- _THE PROBLEM_
Retype only the lines running from the beginning of the entries below to the line with "import * as", both included. Do not include pictures.

+---+

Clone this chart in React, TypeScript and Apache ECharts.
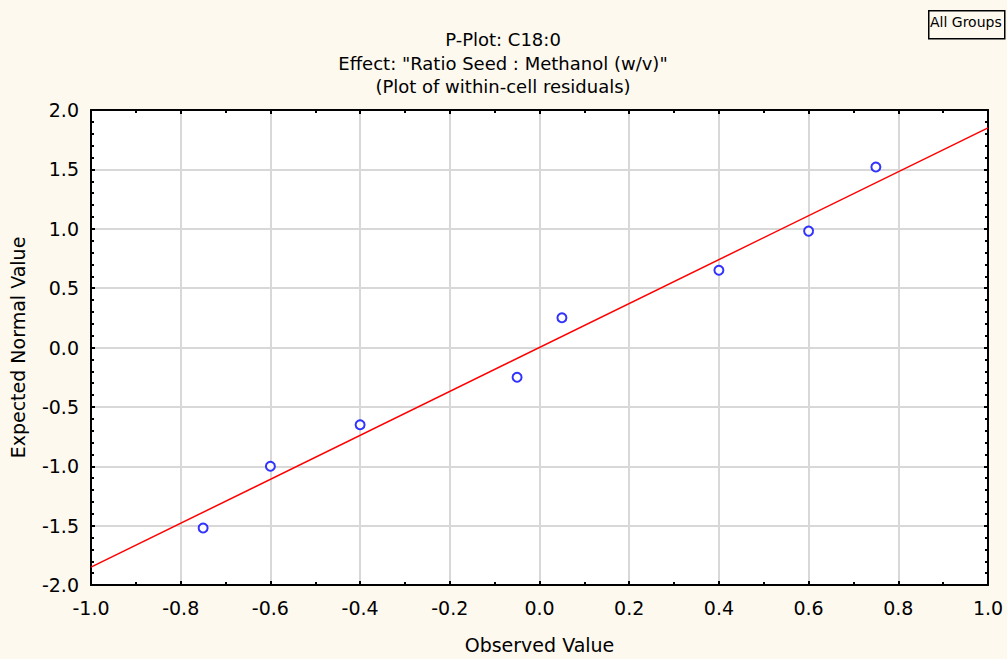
import React, { useEffect, useRef } from "react";
import * as echarts from "echarts";

const titleLines = ["P-Plot: C18:0", 'Effect: "Ratio Seed : Methanol (w/v)"', "(Plot of within-cell residuals)"];
const observed = [-0.75, -0.6, -0.4, -0.05, 0.05, 0.4, 0.6, 0.75];
const expected = [-1.52, -1.0, -0.65, -0.25, 0.25, 0.65, 0.98, 1.52];
const lineX = [-1, 1];
const lineY = [-1.85, 1.85];
const xName = "Observed Value";
const yName = "Expected Normal Value";
const legendText = "All Groups";

export default function App() {
  const ref = useRef<HTMLDivElement>(null);
  useEffect(() => {
    const chart = echarts.init(ref.current!, null, { renderer: "svg" });
    const font = "DejaVu Sans, sans-serif";
    const fs = 19;
    const axisCommon = {
      axisLine: { show: true, onZero: false, lineStyle: { color: "#000", width: 2 } },
      axisTick: { show: true, inside: true, length: 4, lineStyle: { color: "#000", width: 2 } },
      minorTick: { show: true, splitNumber: 5, length: 3, lineStyle: { color: "#000", width: 2 } },
    };
    chart.setOption({
      animation: false,
      backgroundColor: "#fdf9ef",
      title: {
        text: titleLines.join("\n"),
        left: 498,
        top: 23,
        textAlign: "center",
        textStyle: { fontFamily: font, fontSize: 18, fontWeight: "normal", color: "#000", lineHeight: 23.5 },
      },
      graphic: [
        {
          type: "rect",
          left: 928,
          top: 10,
          shape: { width: 76, height: 28 },
          style: { fill: "#fdf9ef", stroke: "#000", lineWidth: 1.5 },
        },
        {
          type: "text",
          left: 930,
          top: 15,
          style: { text: legendText, font: `14px ${font}`, fill: "#000" },
        },
      ],
      grid: { left: 88, top: 110, width: 900, height: 477, backgroundColor: "#fff", show: true, borderWidth: 0 },
      xAxis: [
        {
          type: "value",
          min: -1,
          max: 1,
          interval: 0.2,
          position: "bottom",
          ...axisCommon,
          minorTick: { ...axisCommon.minorTick, splitNumber: 2 },
          splitLine: { show: true, lineStyle: { color: "#d8d8d8", width: 2 } },
          axisLabel: { fontFamily: font, fontSize: fs, color: "#000", margin: 13, formatter: (v: number) => v.toFixed(1) },
          name: xName,
          nameLocation: "middle",
          nameGap: 50,
          nameTextStyle: { fontFamily: font, fontSize: fs, color: "#000" },
        },
        {
          type: "value",
          min: -1,
          max: 1,
          interval: 0.2,
          position: "top",
          ...axisCommon,
          minorTick: { ...axisCommon.minorTick, splitNumber: 2 },
          splitLine: { show: false },
          axisLabel: { show: false },
        },
      ],
      yAxis: [
        {
          type: "value",
          min: -2,
          max: 2,
          interval: 0.5,
          position: "left",
          ...axisCommon,
          splitLine: { show: true, lineStyle: { color: "#d8d8d8", width: 2 } },
          axisLabel: { fontFamily: font, fontSize: fs, color: "#000", margin: 12, formatter: (v: number) => v.toFixed(1) },
          name: yName,
          nameLocation: "middle",
          nameGap: 64,
          nameTextStyle: { fontFamily: font, fontSize: fs, color: "#000" },
        },
        {
          type: "value",
          min: -2,
          max: 2,
          interval: 0.5,
          position: "right",
          ...axisCommon,
          splitLine: { show: false },
          axisLabel: { show: false },
        },
      ],
      series: [
        {
          type: "line",
          data: lineX.map((x, i) => [x, lineY[i]]),
          symbol: "none",
          lineStyle: { color: "#ff0000", width: 1.5 },
          z: 2,
        },
        {
          type: "scatter",
          data: observed.map((x, i) => [x, expected[i]]),
          symbol: "emptyCircle",
          symbolSize: 9,
          itemStyle: { color: "#0000ff", borderColor: "#0000ff", borderWidth: 2.2 },
          z: 3,
        },
      ],
    });
    return () => chart.dispose();
  }, []);
  return <div ref={ref} style={{ position: "fixed", left: 0, top: 0, width: 1007, height: 659 }} />;
}
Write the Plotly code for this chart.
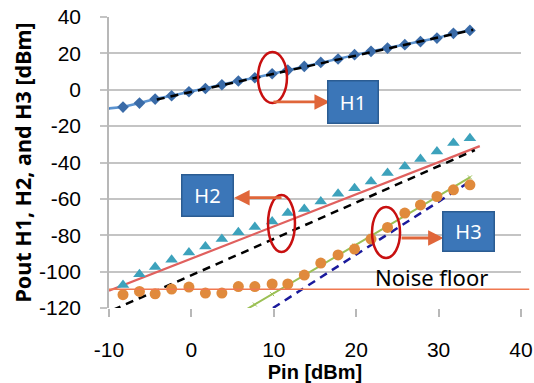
import plotly.graph_objects as go

# ---- data ----
pin = [-8.3, -6.3, -4.4, -2.4, -0.3, 1.7, 3.7, 5.7, 7.7, 9.8, 11.7,
       13.7, 15.7, 17.8, 19.8, 21.8, 23.8, 25.9, 27.8, 29.8, 31.8, 33.8]

h1_x = [-10.6] + pin
h1_y = [-10.5, -9.5, -7.3, -5.1, -3.3, -1.1, 0.7, 2.75, 4.8, 6.6, 8.8, 10.8,
        12.8, 15.0, 16.9, 19.3, 21.1, 22.9, 24.8, 26.5, 28.4, 31.0, 32.6]

h2_y = [-107.3, -101.4, -97.5, -93.5, -89.5, -86.2, -82.1, -78.3, -75.5, -72.4, -67.8,
        -65.6, -61.4, -57.2, -54.1, -50.4, -45.8, -42.2, -38.1, -33.9, -29.3, -26.6]

h3_y = [-112.7, -110.9, -112.2, -109.6, -108.5, -111.8, -111.8, -108.2, -108.2, -106.8, -106.8,
        -101.9, -95.3, -90.8, -87.6, -82.1, -75.7, -67.8, -63.3, -58.7, -55.0, -52.3]

h1_ideal_x = [-4.2, 34.2]
h1_ideal_y = [-5.4, 33.0]

h2_fit_x = [-10.0, 35.0]
h2_fit_y = [-110.5, -31.0]

h2_ideal_x = [-9.5, 34.4]
h2_ideal_y = [-121.0, -33.2]

h3_fit_x = [5.7, 7.7, 9.8, 11.7, 13.7, 15.7, 17.8, 19.8, 21.8, 23.8, 25.9, 27.8, 29.8, 31.8, 33.8]
h3_fit_y = [-123.4, -118.1, -112.4, -107.4, -102.0, -96.7, -91.0, -85.7, -80.3, -75.0,
            -69.4, -64.3, -58.9, -53.6, -48.2]

h3_ideal_x = [9.9, 34.2]
h3_ideal_y = [-120.0, -49.3]

noise_floor = -109.7

x_ticks = [-10, 0, 10, 20, 30, 40]
x_tick_text = ["-10", "0", "10", "20", "30", "40"]
y_ticks = [40, 20, 0, -20, -40, -60, -80, -100, -120]
y_tick_text = ["40", "20", "0", "-20", "-40", "-60", "-80", "-100", "-120"]

FONT = "Noto Sans"
TICKFONT = "Liberation Sans"

fig = go.Figure()

# lines
fig.add_trace(go.Scatter(x=h1_x, y=h1_y, mode="lines+markers",
                         line=dict(color="#5B93D0", width=2.5),
                         marker=dict(symbol="diamond", size=9, color="#3A6BA8"),
                         showlegend=False))
fig.add_trace(go.Scatter(x=h1_ideal_x, y=h1_ideal_y, mode="lines",
                         line=dict(color="black", width=2.5, dash="8px,6px"),
                         showlegend=False))
fig.add_trace(go.Scatter(x=h2_fit_x, y=h2_fit_y, mode="lines",
                         line=dict(color="#E0605E", width=2.2), showlegend=False))
fig.add_trace(go.Scatter(x=h2_ideal_x, y=h2_ideal_y, mode="lines",
                         line=dict(color="black", width=2.5, dash="8px,6px"),
                         showlegend=False))
fig.add_trace(go.Scatter(x=h3_fit_x, y=h3_fit_y, mode="lines+markers",
                         line=dict(color="#9BC054", width=2),
                         marker=dict(symbol="x-thin", size=4, color="#9BC054",
                                     line=dict(color="#9BC054", width=1)),
                         showlegend=False))
fig.add_trace(go.Scatter(x=h3_ideal_x, y=h3_ideal_y, mode="lines",
                         line=dict(color="#1A1A9C", width=2.5, dash="8px,6px"),
                         showlegend=False))
# markers
fig.add_trace(go.Scatter(x=pin, y=h2_y, mode="markers",
                         marker=dict(symbol="triangle-up", size=11, color="#3DA2BC"),
                         showlegend=False))
fig.add_trace(go.Scatter(x=pin, y=h3_y, mode="markers",
                         marker=dict(symbol="circle", size=11, color="#E08A3C"),
                         showlegend=False))

shapes = []
# noise floor line
shapes.append(dict(type="line", xref="paper", yref="y", x0=0, x1=1.02,
                   y0=noise_floor, y1=noise_floor,
                   line=dict(color="#F07850", width=1.5)))
# red ellipses
for (x0, x1, y0, y1) in [(8.08, 11.60, -7.3, 20.75), (9.30, 12.57, -89.2, -57.9),
                         (21.92, 25.32, -92.5, -64.5)]:
    shapes.append(dict(type="circle", xref="x", yref="y", x0=x0, x1=x1, y0=y0, y1=y1,
                       line=dict(color="#C81010", width=2.5)))

annotations = []
# arrows
for (xs, xe, yy) in [(9.78, 16.8, -6.7), (11.12, 5.2, -59.35), (25.32, 30.6, -81.5)]:
    annotations.append(dict(x=xe, y=yy, ax=xs, ay=yy, xref="x", yref="y",
                            axref="x", ayref="y", text="", showarrow=True,
                            arrowhead=2, arrowsize=1.1, arrowwidth=2.8,
                            arrowcolor="#E0663A"))
# boxes
for (txt, cx, cy, w, h) in [("H1", 19.67, -6.46, 47, 39), ("H2", 2.01, -57.9, 48, 38),
                            ("H3", 33.57, -77.7, 48, 36)]:
    annotations.append(dict(x=cx, y=cy, xref="x", yref="y", text=txt, showarrow=False,
                            width=w, height=h, bgcolor="#3B76B8", bordercolor="#2B5C92",
                            borderwidth=1.5, font=dict(family=FONT, size=20, color="white")))
annotations.append(dict(x=29.08, y=-103.0, xref="x", yref="y", text="Noise floor",
                        showarrow=False, font=dict(family=FONT, size=22, color="black")))

fig.update_layout(
    width=534, height=383,
    margin=dict(l=109, r=13, t=17, b=75),
    paper_bgcolor="white", plot_bgcolor="white",
    shapes=shapes, annotations=annotations,
    font=dict(family=FONT, color="black"),
)
fig.update_xaxes(range=[-10, 40], tickvals=x_ticks, ticktext=x_tick_text,
                 automargin=False,
                 showgrid=False, zeroline=False, showline=False,
                 ticks="outside", ticklen=8, tickcolor="#B8B8B8", tickwidth=1.5,
                 ticklabelstandoff=15,
                 tickfont=dict(family=TICKFONT, size=21, color="black"),
                 title=dict(text="<b>Pin [dBm]</b>",
                            font=dict(family=TICKFONT, size=20), standoff=0))
fig.update_yaxes(range=[-120, 40], tickvals=y_ticks, ticktext=y_tick_text,
                 automargin=False,
                 showgrid=True, gridcolor="#C4C4C4", gridwidth=1.5, zeroline=False,
                 showline=True, linecolor="#B8B8B8", linewidth=1.5,
                 ticks="outside", ticklen=7, tickcolor="#C4C4C4", tickwidth=1.5,
                 ticklabelstandoff=15,
                 tickfont=dict(family=TICKFONT, size=21, color="black"),
                 title=dict(text="<b>Pout H1, H2, and H3 [dBm]</b>",
                            font=dict(family=FONT, size=21.5), standoff=1))

# remove the default page margin so the figure sits at the window's top-left
fig.write_html("out.html", config={"displayModeBar": False},
               post_script="document.body.style.margin='0';document.body.style.overflow='hidden';")
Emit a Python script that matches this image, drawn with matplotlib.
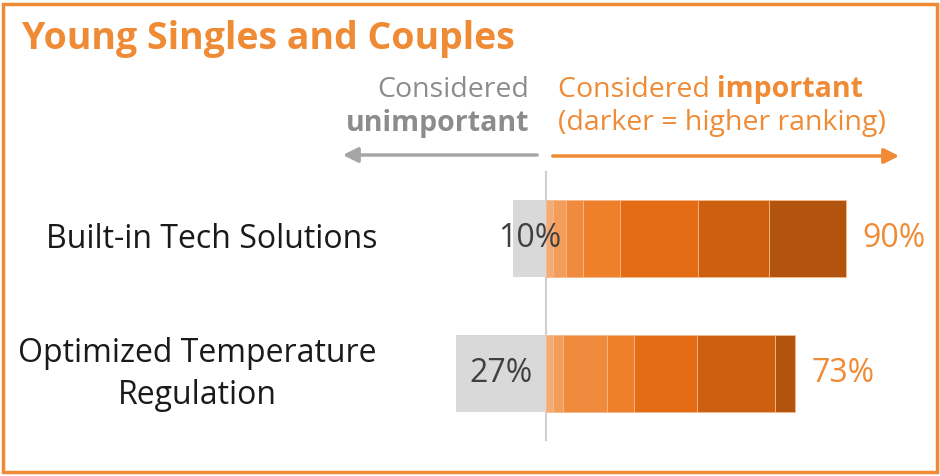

+---+

- _OUTPUT FOR THIS EXERCISE_
Clone this chart in React, TypeScript and Apache ECharts.
import React, { useEffect, useRef } from "react";
import * as echarts from "echarts";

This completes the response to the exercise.